Clear enough on the reasons for the fall of the novel, Bottum fails to tell us what in losing it we have truly lost. By any measure, a great deal. The novel puts its readers in touch with historical epochs—the Napoleonic wars, the French Revolution, the lives of the Russian aristocracy and British squirearchy, the brutality of Communism, and much else—in a manner both more intimate and convincing than standard histories. Milan Kundera spoke of the novel as an invention for discovery. What, at its best, it discovers is the inner lives of men and women in their engagement with the larger society in which they live out their days.
The novel has also served as a stop to the run of bad ideas, of which there has been no shortage over the past century. “Create a concept,” wrote Ortega, “and reality leaves the room.” Concepts, theories, studies, ideas, the novel has traditionally been the best antidote for them all, and novelists the best filter against their dominance over our thinking. As Isaiah Berlin said about Ivan Turgenev, “all that was general, abstract, absolute, repelled him.” Through the work of the great novelists, who have demonstrated through their books the variety, richness, and complications of life, reality is allowed back the room.
“He has a mind so fine no idea could violate it,” wrote T.S. Eliot of Henry James, by which he meant that, in his novels, James operated above the level of ideas, preoccupied instead by the passions and jealousies and superstitions and stupidities and grandeur of men and women. So, one might add, did Tolstoy, Dostoyevsky, Balzac, Melville, Cather, and all the great novelists. The truths James, and with him every great novelist, were interested in are the truths of the heart. James himself invoked his own readers to be a man or woman “on whom nothing is lost,” and what is often lost in the realm of concepts and ideas are those truths the heart knows that no ideas can finally hope to encompass. “It is art that makes life,” James wrote, “makes interest, makes importance, and I know no substitute for the force and beauty of its process.”
Now that visual art has lost its import, now that poetry seems to have become an insular and thereby minor art, now that modern classical music has long been unable to command support, the entire realm of what used to be called high culture seems not so much in abeyance or even in retreat but in ashes. This high culture gave those of us enamored of it intimations of an elevated life, however far it might have been out of our reach, a life lived deeper down and beyond quotidian concerns. We can, of course, continue to live on the high culture of the past, with the great music of Austria and Germany, the painting of Italy, Holland, and France, the literature of Russia, Western Europe, and America, most of it produced a hundred and more years ago. Painful, nevertheless, is it to contemplate that further production in these magnificent lines of culture may well be closing down, and that contemporary culture henceforth will consist of streamed movies made chiefly from comic-book characters, video games, and graphic novels.

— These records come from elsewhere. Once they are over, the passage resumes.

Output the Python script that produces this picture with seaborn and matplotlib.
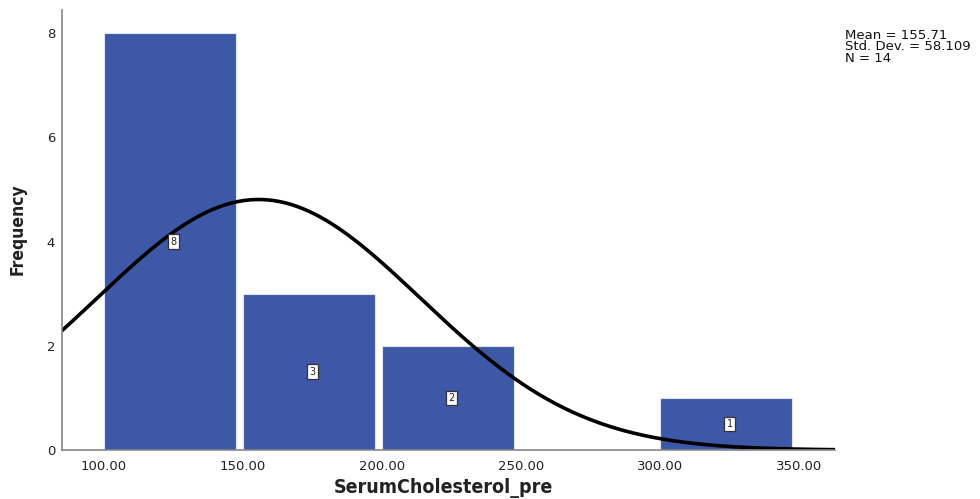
import numpy as np
import pandas as pd
import matplotlib
matplotlib.use("Agg")
import matplotlib.pyplot as plt
import seaborn as sns

# Histogram bins and counts
bin_edges = [100, 150, 200, 250, 300, 350]
bin_centers = [125, 175, 225, 275, 325]
counts = [8, 3, 2, 0, 1]

# Summary statistics
mean_val = 155.71
sd_val = 58.109
n_val = 14

x_ticks = [100, 150, 200, 250, 300, 350]
y_ticks = [0, 2, 4, 6, 8]

sns.set_style("white")
plt.rcParams["font.family"] = ["DejaVu Sans"]

fig = plt.figure(figsize=(9.8, 4.99), dpi=100)
ax = fig.add_axes([0.0633, 0.098, 0.789, 0.882])

df = pd.DataFrame({"SerumCholesterol_pre": bin_centers, "count": counts})
sns.histplot(data=df, x="SerumCholesterol_pre", weights="count", bins=bin_edges,
             color="#3E58A8", alpha=1.0, edgecolor="#dfe6f3", linewidth=0.8,
             ax=ax)
# Leave a small gap on the right side of each bar
for p in ax.patches:
    p.set_width(p.get_width() * 0.95)

# Fitted normal curve scaled to counts
bw = bin_edges[1] - bin_edges[0]
xs = np.linspace(85, 363, 400)
ys = n_val * bw / (sd_val * np.sqrt(2 * np.pi)) * np.exp(-0.5 * ((xs - mean_val) / sd_val) ** 2)
sns.lineplot(x=xs, y=ys, color="black", linewidth=2.6, ax=ax)

# Count labels in boxes
for c, n in zip(bin_centers, counts):
    if n > 0:
        ax.text(c, n / 2, str(n), ha="center", va="center", fontsize=7,
                color="#222222",
                bbox=dict(boxstyle="square,pad=0.25", fc="white", ec="#333333", lw=0.9))

ax.set_xlim(85, 363)
ax.set_ylim(0, 8.44)
ax.set_xticks(x_ticks)
ax.set_xticklabels([f"{v:.2f}" for v in x_ticks], fontsize=9.5, color="#222222")
ax.set_yticks(y_ticks)
ax.set_yticklabels([str(v) for v in y_ticks], fontsize=9.5, color="#222222")
ax.tick_params(axis="x", length=0, pad=7)
ax.tick_params(axis="y", length=0, pad=5)

ax.set_xlabel("")
ax.set_ylabel("")
fig.text(0.4525, 0.012, "SerumCholesterol_pre", fontsize=14, fontweight="bold",
         fontstretch="condensed", ha="center", va="baseline", color="#222222")
fig.text(0.018, 0.541, "Frequency", fontsize=12.5, fontweight="bold",
         fontstretch="condensed", rotation=90, ha="center", va="center", color="#222222")

for side in ["top", "right"]:
    ax.spines[side].set_visible(False)
for side in ["left", "bottom"]:
    ax.spines[side].set_color("#888888")
    ax.spines[side].set_linewidth(1.2)

fig.text(0.862, 0.942, f"Mean = {mean_val:.2f}\nStd. Dev. = {sd_val:.3f}\nN = {n_val}",
         fontsize=9.5, va="top", ha="left", linespacing=0.85, color="#111111")

fig.savefig("out.png", dpi=100)
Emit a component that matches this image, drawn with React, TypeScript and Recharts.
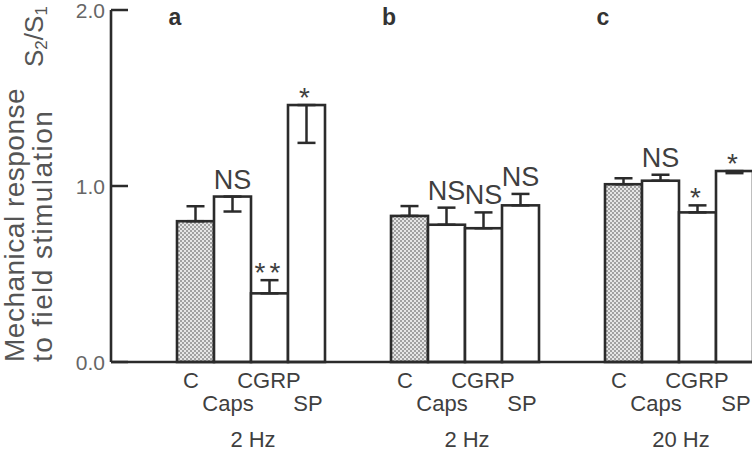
import { Bar, BarChart, ErrorBar, XAxis, YAxis } from "recharts"

// panel letters and stimulation frequency under each group
const categories = ["a", "b", "c"]
const freqLabels = ["2 Hz", "2 Hz", "20 Hz"]

// S2/S1 ratios
const controlValues = [0.8, 0.83, 1.01]
const capsValues = [0.94, 0.78, 1.03]
const cgrpValues = [0.39, 0.76, 0.85]
const spValues = [1.46, 0.89, 1.085]

// error as [below, above]
const controlErrors = [[0, 0.085], [0, 0.056], [0, 0.034]]
const capsErrors = [[0.085, 0], [0, 0.097], [0, 0.034]]
const cgrpErrors = [[0, 0.075], [0, 0.09], [0, 0.04]]
const spErrors = [[0.215, 0], [0, 0.065], [0.012, 0]]

// significance marks
const capsSig = ["NS", "NS", "NS"]
const cgrpSig = ["**", "NS", "*"]
const spSig = ["*", "NS", "*"]

const yTicks = [0, 1, 2]

const data = categories.map((group, i) => ({
    group,
    control: controlValues[i],
    controlErr: controlErrors[i],
    controlSig: "",
    caps: capsValues[i],
    capsErr: capsErrors[i],
    capsSig: capsSig[i],
    cgrp: cgrpValues[i],
    cgrpErr: cgrpErrors[i],
    cgrpSig: cgrpSig[i],
    sp: spValues[i],
    spErr: spErrors[i],
    spSig: spSig[i],
}))

const FONT = "'Liberation Sans', Arial, sans-serif"
const INK = "#2b2b2b"
const TEXT = "#3f3f3f"

const barShape = (key: string) => (props: any) => {
    const { x, y, width, height, fill, payload } = props
    const value = payload[key]
    const err = payload[key + "Err"]
    const sig = payload[key + "Sig"]
    const errTop = y - (err[1] * height) / value
    const isStar = sig.startsWith("*")
    return (
        <g>
            <rect x={x} y={y} width={width} height={height} fill={fill} stroke={INK} strokeWidth={2.6} />
            {sig && (
                <text
                    x={x + width / 2}
                    y={isStar ? errTop + 2 : errTop - 8}
                    textAnchor="middle"
                    fontFamily={FONT}
                    fontSize={isStar ? 28 : 27}
                    letterSpacing={isStar ? 4 : 0}
                    fill={TEXT}
                >
                    {sig}
                </text>
            )}
        </g>
    )
}

const YTick = (props: any) => {
    const { x, y, payload } = props
    return (
        <g>
            <line x1={x + 6} x2={x + 23} y1={y} y2={y} stroke={INK} strokeWidth={2.5} />
            <text x={x} y={y} dy={7.5} textAnchor="end" fontFamily={FONT} fontSize={21} fill="#666">
                {Number(payload.value).toFixed(1)}
            </text>
        </g>
    )
}

const XTick = (props: any) => {
    const { x, y, payload } = props
    const i = categories.indexOf(payload.value)
    const t = { fontFamily: FONT, fontSize: 22, fill: TEXT, textAnchor: "middle" as const }
    return (
        <g>
            <text x={x - 76} y={y - 337} fontFamily={FONT} fontSize={23} fontWeight="bold" fill="#333" textAnchor="middle">
                {payload.value}
            </text>
            <text x={x - 60} y={y + 26} {...t}>C</text>
            <text x={x + 18} y={y + 26} {...t}>CGRP</text>
            <text x={x - 23} y={y + 49} {...t}>Caps</text>
            <text x={x + 57} y={y + 49} {...t}>SP</text>
            <text x={x + 2} y={y + 85} {...t}>{freqLabels[i]}</text>
        </g>
    )
}

const yLabel = () => (
    <g fontFamily={FONT} fill="#555" fontSize={28}>
        <text x={24} y={362} transform="rotate(-90 24 362)" letterSpacing={0.5}>Mechanical response</text>
        <text x={52} y={362} transform="rotate(-90 52 362)" letterSpacing={1.4}>to field stimulation</text>
        <text x={43} y={67} transform="rotate(-90 43 67)" fontSize={26}>
            S<tspan fontSize={17} dy={4}>2</tspan>
            <tspan dy={-4}>/S</tspan>
            <tspan fontSize={17} dy={4}>1</tspan>
        </text>
    </g>
)

export default function App() {
    return (
        <div style={{ width: 752, height: 453, overflow: "hidden", position: "relative" }}>
            <style>{"body{margin:0}"}</style>
            <svg width={0} height={0} style={{ position: "absolute" }}>
                <defs>
                    <pattern id="stipple" width={4} height={4} patternUnits="userSpaceOnUse">
                        <rect width={4} height={4} fill="#e6e6e6" />
                        <circle cx={1} cy={1} r={0.8} fill="#4a4a4a" />
                        <circle cx={3} cy={3} r={0.8} fill="#4a4a4a" />
                    </pattern>
                </defs>
            </svg>
            <BarChart
                width={800}
                height={453}
                data={data}
                margin={{ top: 10, right: 14, bottom: 0, left: 0 }}
                barCategoryGap={33}
                barGap={0}
            >
                <XAxis
                    dataKey="group"
                    height={91}
                    padding={{ left: 33, right: 0 }}
                    axisLine={{ stroke: INK, strokeWidth: 2.6 }}
                    tickLine={false}
                    tickSize={0}
                    tickMargin={0}
                    tick={<XTick />}
                    interval={0}
                />
                <YAxis
                    width={111}
                    domain={[0, 2]}
                    ticks={yTicks}
                    axisLine={{ stroke: INK, strokeWidth: 2.6 }}
                    tickLine={false}
                    tickSize={0}
                    tickMargin={6}
                    tick={<YTick />}
                    label={yLabel}
                />
                <Bar dataKey="control" fill="url(#stipple)" isAnimationActive={false} shape={barShape("control")}>
                    <ErrorBar dataKey="controlErr" width={9} stroke={INK} strokeWidth={2.5} direction="y" />
                </Bar>
                <Bar dataKey="caps" fill="#fff" isAnimationActive={false} shape={barShape("caps")}>
                    <ErrorBar dataKey="capsErr" width={9} stroke={INK} strokeWidth={2.5} direction="y" />
                </Bar>
                <Bar dataKey="cgrp" fill="#fff" isAnimationActive={false} shape={barShape("cgrp")}>
                    <ErrorBar dataKey="cgrpErr" width={9} stroke={INK} strokeWidth={2.5} direction="y" />
                </Bar>
                <Bar dataKey="sp" fill="#fff" isAnimationActive={false} shape={barShape("sp")}>
                    <ErrorBar dataKey="spErr" width={9} stroke={INK} strokeWidth={2.5} direction="y" />
                </Bar>
            </BarChart>
        </div>
    )
}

On the subject of graphic novels, the publishing firm of Liveright has recently brought out, in graphic novel form, two books that include the first three volumes of Marcel Proust’s In Search of Lost Time. For those who wish to take a pass on Proust’s 1.5 million-word novel with its more than 400 characters, and don’t mind viewing his Duchesse de Guermantes and Charles Swann as comic-book figures talking to each other through balloons over their heads, smile, for your time has come.